For Chris, a person’s rum knowledge is a barometer of integrity, and as I sat at his bar puffing on a fine Cuba cigar (Bolivar Libertador), absorbing his pear-shaped rum knowledge and sipping on a glass of Cuban Santiago de Cuba Once (“11”), I imagined that for him the frequent popping of champagne corks conjures up the crackle of small arms engagement that would mark the fantastical start of a revolution towards the founding of a new country called Rhum.
None of this can be said of many mass-produced distilled spirits that beg for our collective attention. Excessive processing and marketing budgets that make up most of the purchase value is the real story. Like pop songs, the only thing that comes to the surface with these products is more surface – and early morning regret. Franchise tie-ins and higher proofs yoke new entrants to short-term commercial demands – sprung from spreadsheets and filled with clichéd phrases (“bold”, “smooth”). Sociability and friendship are mere marketing copy barbed with irony.
A great rum should have a beginning, a middle and an end – a tiny revolution in your mouth with its own nutrition that is earth’s special presence in you. Grass, mahogany, cinnamon, herbs, tannic dryness and sometimes the warmth of charred sugar, cohered together. In you, rum should break the grid of predictability in your harried life and suspend the culture’s oppressive Ideology of Rush. Presence is the objective. These sensations – that you must make room for – come to you. You don’t go to them.
The master distiller’s compositional process reflects an aesthetic priority as opposed to a short-term commercial objective. Above all else, rum should be shared with others as a way to combat the vacancy of an industrial-scale consumption society that too often quenches the potential for human connection. This is what I believe Bob Marley might have referred to as “mental slavery” in the resistance message of his lyrics.
There were 45 rums to sample in a single day.
Such a quantity is consumable only with a huge amount of water. For me that meant consuming two gallons of water in a three-hour period. While I took notes, marking my votes for each category, the rush of flavors and sensations expressed themselves in musical form as I hurled myself into the fray.
Guadeloupe’s Bologne tasted like Morgana King’s “A Taste of Honey”. If you’re not familiar with Morgana, she was also an actor who achieved moderate fame as the wife of Vito Corleone in the film, The Godfather.

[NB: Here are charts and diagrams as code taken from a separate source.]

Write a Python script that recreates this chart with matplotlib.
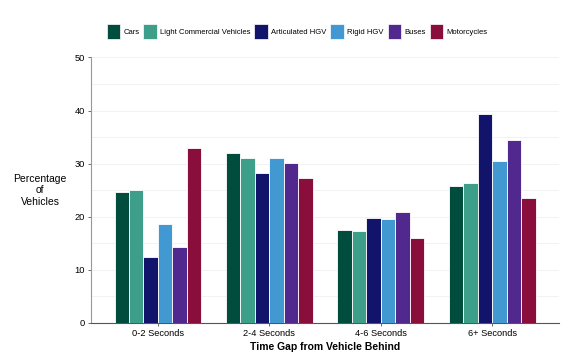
import numpy as np
import matplotlib
matplotlib.use('Agg')
import matplotlib.pyplot as plt
from matplotlib.ticker import MultipleLocator

plt.rcParams['font.family'] = ['Liberation Sans', 'DejaVu Sans']

# data
categories = ['0-2 Seconds', '2-4 Seconds', '4-6 Seconds', '6+ Seconds']
vehicles = ['Cars', 'Light Commercial Vehicles', 'Articulated HGV', 'Rigid HGV', 'Buses', 'Motorcycles']
cars = [24.7, 32.0, 17.4, 25.7]
lcv = [25.0, 31.1, 17.3, 26.4]
articulated = [12.4, 28.3, 19.7, 39.4]
rigid = [18.7, 31.0, 19.6, 30.5]
buses = [14.3, 30.2, 20.9, 34.4]
motorcycles = [33.0, 27.3, 15.9, 23.5]
series = [cars, lcv, articulated, rigid, buses, motorcycles]

colours = ['#004d3d', '#3d9e89', '#12136b', '#4299d2', '#51298e', '#8a0e3c']

fig = plt.figure(figsize=(5.73, 3.56), dpi=100)
ax = fig.add_axes([0.159, 0.0935, 0.817, 0.745])

x = np.arange(len(categories))
w = 0.13
for i, (vals, name) in enumerate(zip(series, vehicles)):
    ax.bar(x + (i - 2.5) * w, vals, width=w, color=colours[i], edgecolor='white',
           linewidth=0.6, label=name, zorder=3)

ax.set_xlim(-0.6, 3.6)
ax.set_ylim(0, 50)
ax.yaxis.set_major_locator(MultipleLocator(10))
ax.yaxis.set_minor_locator(MultipleLocator(5))
ax.grid(axis='y', which='both', color='#f0f0f0', linewidth=0.6, zorder=0)
ax.set_xticks(x)
ax.set_xticklabels(categories)
ax.tick_params(axis='both', labelsize=6.7, length=2.5, width=0.6, color='#555555', pad=2)
ax.tick_params(axis='y', which='minor', length=0)

for side in ['top', 'right']:
    ax.spines[side].set_visible(False)
ax.spines['left'].set_color('#999999')
ax.spines['bottom'].set_color('#555555')
ax.spines['left'].set_linewidth(0.8)
ax.spines['bottom'].set_linewidth(0.8)

ax.set_xlabel('Time Gap from Vehicle Behind', fontsize=7.5, fontweight='bold', labelpad=3)
fig.text(0.07, 0.465, 'Percentage\nof\nVehicles', ha='center', va='center', fontsize=7.5,
         linespacing=1.2)

leg = ax.legend(loc='lower center', bbox_to_anchor=(0.44, 1.07), ncol=6, frameon=False,
                fontsize=5.5, handlelength=1.8, handleheight=2.6, handletextpad=0.4,
                columnspacing=0.5, borderaxespad=0, borderpad=0)
for p in leg.get_patches():
    p.set_edgecolor('white')
    p.set_linewidth(0.5)

fig.savefig('out.png', dpi=100)
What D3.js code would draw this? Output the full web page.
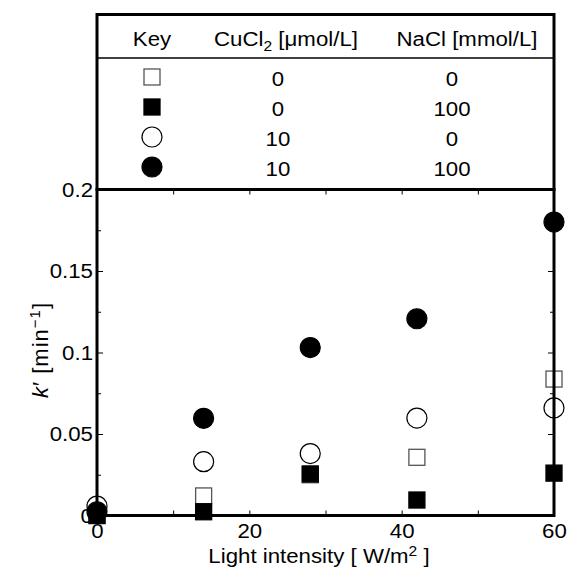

Martinique’s Rhum Neisson L’Esprit Bio reminded me of higher-pitched dub-reggae-punk sound from an all-female band called the Slits because its blanc color contrasted with rebellious floral notes and a subtle terroir paid out as a strong burn and easy finish that is typically in the realm of dark rums. And for the three winners (see the full list of CRA winners here) in the Ultra-Premium category: Don Q Reserva de la Familia Serralles, Ron del Barrilito Five-Star, Havana Club Maximo. They all sounded like Wagner.
All I needed was a secret door to discover the world of small batch Caribbean rums – and moments of happiness I didn’t allow to drift away. My advice is to take up the living roots of these rums, gather some friends, turn off the media and play the music.
This year’s Caribbean Rum Awards will be held again in St Barth from Nov. 10-15 in and around Gustavia.